In a government storage house in Malawi, a thirteen year old boy sits with a hard earned bag of grain held close, as a not so lucky and extremely perilous mob that has gathered outside threatens to smash down the doors and barge in. The guards have no other option but to throw open the doors and instruct the ones inside to run for their lives when they do.

Chiwetel Ejiofor makes a notable entry as director in the feature film circuit with his film ‘The Boy who Harnessed the Wind’, in which he also plays a key role as the boy’s distraught father, Trywell Kamkwamba, who is appalled at losing the ones that he so dearly loves. A severe drought has ruined the crops beyond repair, and with the government machinery failing to set things straight, Trywell along with the rest of the residents of the tiny village of Wimbe, look forward to the long, obstinate months of famine that lie ahead.

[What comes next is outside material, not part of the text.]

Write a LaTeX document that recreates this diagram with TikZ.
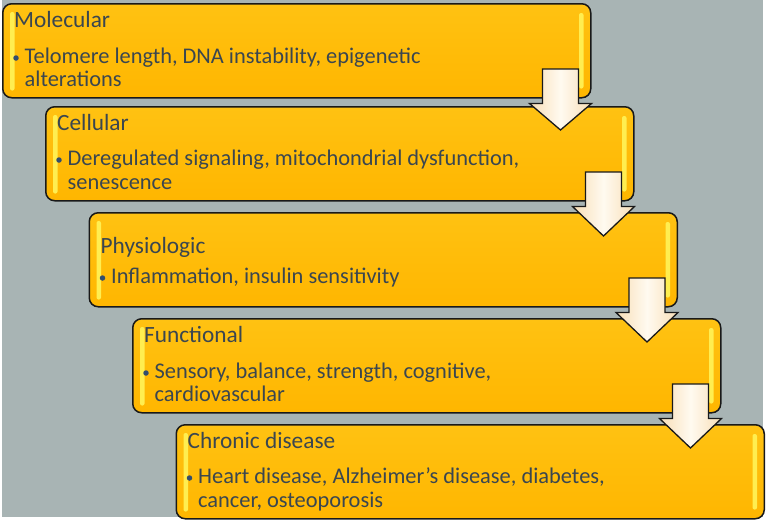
\documentclass[tikz,border=0pt]{standalone}
\usepackage{fontspec}
\setmainfont{Carlito}
\usetikzlibrary{calc}
\definecolor{bg}{RGB}{168,180,180}
\definecolor{boxtop}{RGB}{255,194,18}
\definecolor{boxbot}{RGB}{255,182,0}
\definecolor{stripe}{RGB}{255,238,80}
\definecolor{txt}{RGB}{58,70,80}
\definecolor{bul}{RGB}{50,78,110}
\definecolor{arrowside}{RGB}{248,222,182}
\definecolor{arrowmid}{RGB}{255,250,240}
\definecolor{edge}{RGB}{25,25,25}
\tikzset{
  stagebox/.style={draw=edge, line width=1.5pt, rounded corners=9pt, top color=boxtop, bottom color=boxbot,
    minimum width=588pt, minimum height=94pt, anchor=north west, inner sep=0pt},
  glint/.style={fill=stripe, rounded corners=2pt},
  titletext/.style={anchor=base west, inner sep=0pt, text=txt, font=\fontsize{23.3}{27}\selectfont},
  bodytext/.style={anchor=base west, inner sep=0pt, text=txt, font=\fontsize{22.4}{24}\selectfont},
  dot/.style={circle, fill=bul, inner sep=0pt, minimum size=5.5pt},
  flowarrow/.style={draw=edge, line width=1.3pt, line join=miter, left color=arrowside, right color=arrowside, middle color=arrowmid},
}
\newcommand\blockdown[2]{%
  \coordinate (ax) at ($(#1.north east)+(-31,0)$);
  \coordinate (ay) at ($(#2.north)+(0,24)$);
  \coordinate (ab) at (ax |- #1.south);
  \path[flowarrow] ($(ax)+(-18,66)$) -- ($(ax)+(18,66)$) -- ($(ab)+(18,5)$) -- ($(ab)+(31,5)$)
    -- (ax |- ay) -- ($(ab)+(-31,5)$) -- ($(ab)+(-18,5)$) -- cycle;
}
\begin{document}
\begin{tikzpicture}[x=1pt,y=-1pt]
\useasboundingbox (0,0) rectangle (767,520);
\fill[bg] (2,0) rectangle (763,517);

\node[stagebox] (b1) at (2,3) {};
\node[stagebox] (b2) at (45,106) {};
\node[stagebox] (b3) at (88.5,212) {};
\node[stagebox] (b4) at (132,318) {};
\node[stagebox] (b5) at (175.5,424) {};

\foreach \b in {b1,b2,b3,b4,b5}{
  \fill[glint] ($(\b.north west)+(8,9)$) rectangle ($(\b.south west)+(12.5,-8)$);
  \fill[glint] ($(\b.north east)+(-12.5,10)$) rectangle ($(\b.south east)+(-8,-10)$);
}

% box 1
\node[titletext] (t1) at ($(b1.north west)+(12,24)$) {Molecular};
\node[dot] (d1) at ($(b1.north west)+(14,55)$) {};
\node[bodytext] (l1a) at ($(b1.north west)+(22.5,60)$) {Telomere length, DNA instability, epigenetic};
\node[bodytext] (l1b) at ($(b1.north west)+(22.5,83)$) {alterations};

% box 2
\node[titletext] (t2) at ($(b2.north west)+(12,24)$) {Cellular};
\node[dot] (d2) at ($(b2.north west)+(14,54)$) {};
\node[bodytext] (l2a) at ($(b2.north west)+(22.5,59)$) {Deregulated signaling, mitochondrial dysfunction,};
\node[bodytext] (l2b) at ($(b2.north west)+(22.5,83)$) {senescence};

% box 3
\node[titletext] (t3) at ($(b3.north west)+(12,41)$) {Physiologic};
\node[dot] (d3) at ($(b3.north west)+(14,66)$) {};
\node[bodytext] (l3a) at ($(b3.north west)+(22.5,71)$) {Inflammation, insulin sensitivity};

% box 4
\node[titletext] (t4) at ($(b4.north west)+(12,24)$) {Functional};
\node[dot] (d4) at ($(b4.north west)+(14,55)$) {};
\node[bodytext] (l4a) at ($(b4.north west)+(22.5,60)$) {Sensory, balance, strength, cognitive,};
\node[bodytext] (l4b) at ($(b4.north west)+(22.5,83)$) {cardiovascular};

% box 5
\node[titletext] (t5) at ($(b5.north west)+(12,24)$) {Chronic disease};
\node[dot] (d5) at ($(b5.north west)+(14,54)$) {};
\node[bodytext] (l5a) at ($(b5.north west)+(22.5,59)$) {Heart disease, Alzheimer’s disease, diabetes,};
\node[bodytext] (l5b) at ($(b5.north west)+(22.5,83)$) {cancer, osteoporosis};

\blockdown{b1}{b2}
\blockdown{b2}{b3}
\blockdown{b3}{b4}
\blockdown{b4}{b5}
\end{tikzpicture}
\end{document}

When Trywell’s son William comes up with an idea to build a turbine, the older man scoffs at it, especially since the boy insists that it would require the dismantling of his much treasured bicycle. The boy, who had been thrown out of school due to his dad’s inability to pay the school fees is however optimistic, and manages to convince everyone around to lend a hand, and when the water finally gurgles in through the narrow pipe that he has laid out on the barren land, he saves an entire village from an impending, untimely demise.

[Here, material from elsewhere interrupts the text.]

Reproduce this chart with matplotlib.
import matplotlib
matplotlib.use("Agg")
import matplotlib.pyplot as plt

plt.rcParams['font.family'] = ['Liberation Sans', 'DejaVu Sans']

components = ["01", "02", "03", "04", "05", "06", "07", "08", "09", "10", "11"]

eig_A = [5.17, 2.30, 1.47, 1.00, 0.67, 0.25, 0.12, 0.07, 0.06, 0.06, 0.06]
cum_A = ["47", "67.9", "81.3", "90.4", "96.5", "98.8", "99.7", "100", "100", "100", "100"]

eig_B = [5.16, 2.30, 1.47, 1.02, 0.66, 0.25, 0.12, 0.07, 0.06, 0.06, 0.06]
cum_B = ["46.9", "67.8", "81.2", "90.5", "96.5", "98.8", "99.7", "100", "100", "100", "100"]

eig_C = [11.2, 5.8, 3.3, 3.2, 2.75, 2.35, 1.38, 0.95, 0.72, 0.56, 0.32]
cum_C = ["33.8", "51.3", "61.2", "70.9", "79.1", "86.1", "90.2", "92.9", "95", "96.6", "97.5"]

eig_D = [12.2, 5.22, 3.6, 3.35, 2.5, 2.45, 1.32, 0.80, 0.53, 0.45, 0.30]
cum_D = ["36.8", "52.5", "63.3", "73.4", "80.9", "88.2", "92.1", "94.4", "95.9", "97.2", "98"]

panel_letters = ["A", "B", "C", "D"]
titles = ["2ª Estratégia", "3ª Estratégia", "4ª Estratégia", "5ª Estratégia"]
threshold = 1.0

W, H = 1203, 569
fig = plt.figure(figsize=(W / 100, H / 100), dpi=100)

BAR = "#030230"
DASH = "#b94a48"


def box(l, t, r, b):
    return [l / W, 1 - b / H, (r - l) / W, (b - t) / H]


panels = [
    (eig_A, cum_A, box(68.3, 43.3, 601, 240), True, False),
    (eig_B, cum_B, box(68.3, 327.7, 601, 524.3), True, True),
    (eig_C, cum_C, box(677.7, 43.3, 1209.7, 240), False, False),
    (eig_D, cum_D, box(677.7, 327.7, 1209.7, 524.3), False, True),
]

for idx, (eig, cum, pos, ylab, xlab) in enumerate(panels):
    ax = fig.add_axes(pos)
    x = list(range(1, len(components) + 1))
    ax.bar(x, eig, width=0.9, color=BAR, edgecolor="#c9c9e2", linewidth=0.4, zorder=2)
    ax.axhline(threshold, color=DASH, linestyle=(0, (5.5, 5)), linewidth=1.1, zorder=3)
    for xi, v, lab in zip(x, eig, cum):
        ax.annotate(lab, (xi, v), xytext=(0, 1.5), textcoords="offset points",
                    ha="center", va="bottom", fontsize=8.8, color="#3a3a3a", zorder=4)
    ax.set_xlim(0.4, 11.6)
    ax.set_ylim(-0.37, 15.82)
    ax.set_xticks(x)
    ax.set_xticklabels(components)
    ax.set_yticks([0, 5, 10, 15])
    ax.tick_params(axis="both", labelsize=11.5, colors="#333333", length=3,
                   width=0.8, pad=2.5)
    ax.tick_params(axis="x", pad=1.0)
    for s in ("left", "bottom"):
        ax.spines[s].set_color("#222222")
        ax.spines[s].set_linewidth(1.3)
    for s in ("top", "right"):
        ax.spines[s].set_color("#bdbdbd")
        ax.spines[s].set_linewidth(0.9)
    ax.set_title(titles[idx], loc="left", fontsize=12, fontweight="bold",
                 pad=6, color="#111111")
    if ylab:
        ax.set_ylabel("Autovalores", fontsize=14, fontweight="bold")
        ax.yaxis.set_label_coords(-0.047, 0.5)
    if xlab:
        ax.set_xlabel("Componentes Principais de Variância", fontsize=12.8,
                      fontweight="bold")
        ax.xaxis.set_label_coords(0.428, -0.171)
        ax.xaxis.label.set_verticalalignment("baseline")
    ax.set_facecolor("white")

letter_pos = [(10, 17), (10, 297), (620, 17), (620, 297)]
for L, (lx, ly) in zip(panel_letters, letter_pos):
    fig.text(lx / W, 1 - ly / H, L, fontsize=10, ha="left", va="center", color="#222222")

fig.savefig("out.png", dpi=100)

‘The Boy who Harnessed the Wind’ has been remarkably scripted, and is a heartrending account of the hardships of a people, who despite the odds heavily laid out against them, hold on to the one thing that they simply cannot let go – hope. Sparkling with brilliant performances and loaded with sensitivity, it is a film that rises above its own predictability and emerges a strong testament as to how the determination of a young boy eventually wins over the intense desperation that pervades an entire populace.